Ils quittent la France pour l’étranger et pour Israël. La France pour les juifs
est devenue terre d’émigration ; Phénomène qui pourrait préfigurer la fin
de leur présence en Europe. Déjà Emmanuel Todd écrivait : le problème numéro
un de la société française est celui de la diffusion de l’antisémitisme dans
les banlieues. Le livre de Houellebecq soumission
vient appuyer cette thèse. Les juifs quittent la France. Sans compter bien sûr
les valeurs sûres que sont les essayistes Zemmour et Finkielkraut, pour qui l’immigration
musulmane est en train de transformer la France en pays où les Juifs ne
pourront plus vivre.
Je dis halte ! Les Juifs ne sont pas en danger en
France. Les peuples en danger, les mouvements en danger, les communautés en
danger, sont ceux qui croient avoir trouvé dans la haine des juifs la solution
à tous leurs problèmes. Jetez un regard circulaire sur le monde. Les pays qui
ont chassé les juifs ne sont pas du tout en bonne santé. Leur économie, leur
culture, leur niveau de vie, la situation des femmes, le respect des autres,
vont mal. D’avoir chassé les juifs, ils sont les premiers à souffrir. Quand l’URSS
et les pays du socialisme réellement destructeur sont devenus des pays où les
juifs étaient mal vus, l’ensemble de leur société s’est abimé, dans tous les
domaines. Les quartiers qui vont le plus mal en France, ceux où la misère, le
chômage, le désespoir, les trafics, se sont le plus développés, sont les
quartiers où il y la plus d’antisémitisme. Aux Etats-Unis, Le mouvement social
des Afro-américains s’est affaibli, s’est abimé, quand il a cru trouver un bouc–émissaire
chez les juifs américains. Et voyez comment l’indice le plus sûr d’un déclin du
mouvement des gilets jaunes est son acceptation en son sein de la haine
antisémite. La règle ne souffre pas d’exception. Certains israéliens disent qu’Israël
va mal parce qu’il n’y plus de juifs dans ce pays, rien que des Israéliens.

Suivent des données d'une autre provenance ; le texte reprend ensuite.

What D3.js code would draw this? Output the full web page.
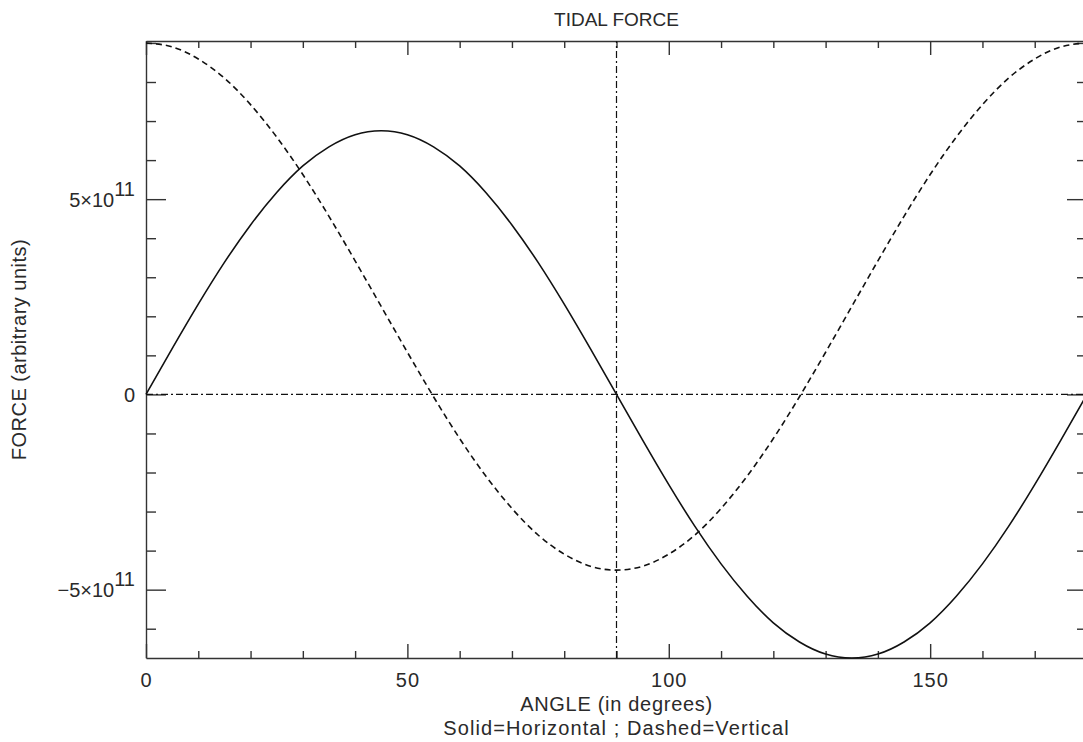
<!DOCTYPE html>
<html lang="en">
  <head>
    <meta charset="utf-8">
    <title>Tidal force</title>
    <script src="https://d3js.org/d3.v7.min.js"></script>
    <style>
      body { margin: 0; background: white; }
      svg { background: white; display: block; }
      text { font-family: "Liberation Sans", Arial, sans-serif; fill: #2a2a2a; }
      .axis path, .axis line { stroke: #333; stroke-width: 1.4; }
      .axis text { font-size: 20px; fill: #2a2a2a; font-family: "Liberation Sans", Arial, sans-serif; }
    </style>
  </head>
  <body>
    <script>
      // angle in degrees, force in units of 1e11
      var angles = [0, 5, 10, 15, 20, 25, 30, 35, 40, 45, 50, 55, 60, 65, 70, 75, 80, 85, 90,
                    95, 100, 105, 110, 115, 120, 125, 130, 135, 140, 145, 150, 155, 160, 165, 170, 175, 180];
      var horizontal = [0, 1.17, 2.31, 3.38, 4.34, 5.17, 5.85, 6.34, 6.65, 6.75, 6.65, 6.34, 5.85, 5.17, 4.34, 3.38, 2.31, 1.17, 0,
                        -1.17, -2.31, -3.38, -4.34, -5.17, -5.85, -6.34, -6.65, -6.75, -6.65, -6.34, -5.85, -5.17, -4.34, -3.38, -2.31, -1.17, 0];
      var vertical = [9.0, 8.9, 8.59, 8.1, 7.42, 6.59, 5.63, 4.56, 3.42, 2.25, 1.08, -0.06, -1.13, -2.09, -2.92, -3.6, -4.09, -4.4, -4.5,
                      -4.4, -4.09, -3.6, -2.92, -2.09, -1.13, -0.06, 1.08, 2.25, 3.42, 4.56, 5.63, 6.59, 7.42, 8.1, 8.59, 8.9, 9.0];
      var xMajor = [0, 50, 100, 150];
      var xMinor = [10, 20, 30, 40, 60, 70, 80, 90, 110, 120, 130, 140, 160, 170];
      var yMajor = [-5, 0, 5];
      var yMinor = [-6, -4, -3, -2, -1, 1, 2, 3, 4, 6, 7, 8, 9];

      var W = 1083, H = 742;
      var mLeft = 146, mRight = 1087, mTop = 41, mBottom = 658;

      var svg = d3.select("body").append("svg").attr("width", W).attr("height", H);

      var x = d3.scaleLinear().domain([0, 180]).range([mLeft, mRight]);
      var y = d3.scaleLinear().domain([-6.75, 9.05]).range([mBottom, mTop]);

      // axes: ticks point inward
      svg.append("g").attr("class", "axis").attr("transform", "translate(0," + mBottom + ")")
        .call(d3.axisBottom(x).tickValues(xMajor).tickSizeInner(-14).tickSizeOuter(0).tickPadding(15).tickFormat(d3.format("d")))
        .selectAll("text").attr("letter-spacing", "1px");
      svg.append("g").attr("class", "axis").attr("transform", "translate(0," + mBottom + ")")
        .call(d3.axisBottom(x).tickValues(xMinor).tickSizeInner(-7).tickSizeOuter(0).tickFormat(""))
        .select(".domain").remove();
      svg.append("g").attr("class", "axis").attr("transform", "translate(0," + mTop + ")")
        .call(d3.axisTop(x).tickValues(xMajor).tickSizeInner(-14).tickSizeOuter(0).tickFormat(""));
      svg.append("g").attr("class", "axis").attr("transform", "translate(0," + mTop + ")")
        .call(d3.axisTop(x).tickValues(xMinor).tickSizeInner(-7).tickSizeOuter(0).tickFormat(""))
        .select(".domain").remove();

      var yl = svg.append("g").attr("class", "axis").attr("transform", "translate(" + mLeft + ",0)")
        .call(d3.axisLeft(y).tickValues(yMajor).tickSizeInner(-20).tickSizeOuter(0).tickPadding(11).tickFormat(d3.format("d")));
      svg.append("g").attr("class", "axis").attr("transform", "translate(" + mLeft + ",0)")
        .call(d3.axisLeft(y).tickValues(yMinor).tickSizeInner(-10).tickSizeOuter(0).tickFormat(""))
        .select(".domain").remove();
      svg.append("g").attr("class", "axis").attr("transform", "translate(" + mRight + ",0)")
        .call(d3.axisRight(y).tickValues(yMajor).tickSizeInner(-20).tickSizeOuter(0).tickFormat(""));
      svg.append("g").attr("class", "axis").attr("transform", "translate(" + mRight + ",0)")
        .call(d3.axisRight(y).tickValues(yMinor).tickSizeInner(-10).tickSizeOuter(0).tickFormat(""))
        .select(".domain").remove();

      // y tick labels with superscript exponent
      yl.selectAll(".tick text").each(function(d) {
        var t = d3.select(this).attr("dy", "0.35em");
        if (d === 0) { t.text("0"); return; }
        t.text(null);
        t.append("tspan").text((d < 0 ? "\u2212" : "") + Math.abs(d) + "\u00d710");
        t.append("tspan").attr("dy", "-0.55em").text("11");
      });

      // reference lines
      svg.append("line").attr("x1", x(0)).attr("x2", x(180)).attr("y1", y(0)).attr("y2", y(0))
        .attr("stroke", "#111").attr("stroke-width", 1.2).attr("stroke-dasharray", "7,3,2,3");
      svg.append("line").attr("x1", x(90)).attr("x2", x(90)).attr("y1", y(-6.75)).attr("y2", y(9.05))
        .attr("stroke", "#111").attr("stroke-width", 1.2).attr("stroke-dasharray", "7,3,2,3");

      var line = d3.line().x(function(d) { return x(d[0]); }).y(function(d) { return y(d[1]); }).curve(d3.curveNatural);

      svg.append("path").datum(angles.map(function(a, i) { return [a, horizontal[i]]; }))
        .attr("d", line).attr("fill", "none").attr("stroke", "#111").attr("stroke-width", 1.6);
      svg.append("path").datum(angles.map(function(a, i) { return [a, vertical[i]]; }))
        .attr("d", line).attr("fill", "none").attr("stroke", "#111").attr("stroke-width", 1.6)
        .attr("stroke-dasharray", "6,4");

      // titles
      var cx = (mLeft + mRight) / 2;
      svg.append("text").attr("x", cx).attr("y", 26).attr("text-anchor", "middle")
        .style("font-size", "19px").text("TIDAL FORCE");
      svg.append("text").attr("x", cx).attr("y", 711).attr("text-anchor", "middle")
        .style("font-size", "20px").attr("letter-spacing", "0.7px").text("ANGLE (in degrees)");
      svg.append("text").attr("x", cx).attr("y", 735).attr("text-anchor", "middle")
        .style("font-size", "20px").attr("letter-spacing", "1.1px").text("Solid=Horizontal ; Dashed=Vertical");
      svg.append("text").attr("transform", "translate(26," + (mTop + mBottom) / 2 + ") rotate(-90)")
        .attr("text-anchor", "middle").style("font-size", "20px").attr("letter-spacing", "0.5px")
        .text("FORCE (arbitrary units)");
    </script>
  </body>
</html>
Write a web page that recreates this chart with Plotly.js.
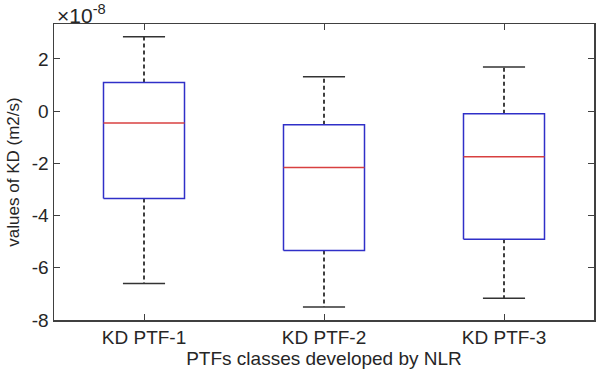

Je ne me sens pas en danger comme juif. Je me sens en danger
comme citoyen français de l’irruption dans le débat national de sentiments
antisémites. J’irai bien entendu manifester avec d’autres Français contre les
actes antisémites. Et dans ces regroupements autour des plaques commémoratives,
je serrerai plus fort les mains des Français, le mettrai ma main sur leur
épaule, j’embrasserai plus fort les dames et je regarderai tous ces gens en
prenant un air inspiré. Je crois qu’ils ont besoin de ma solidarité.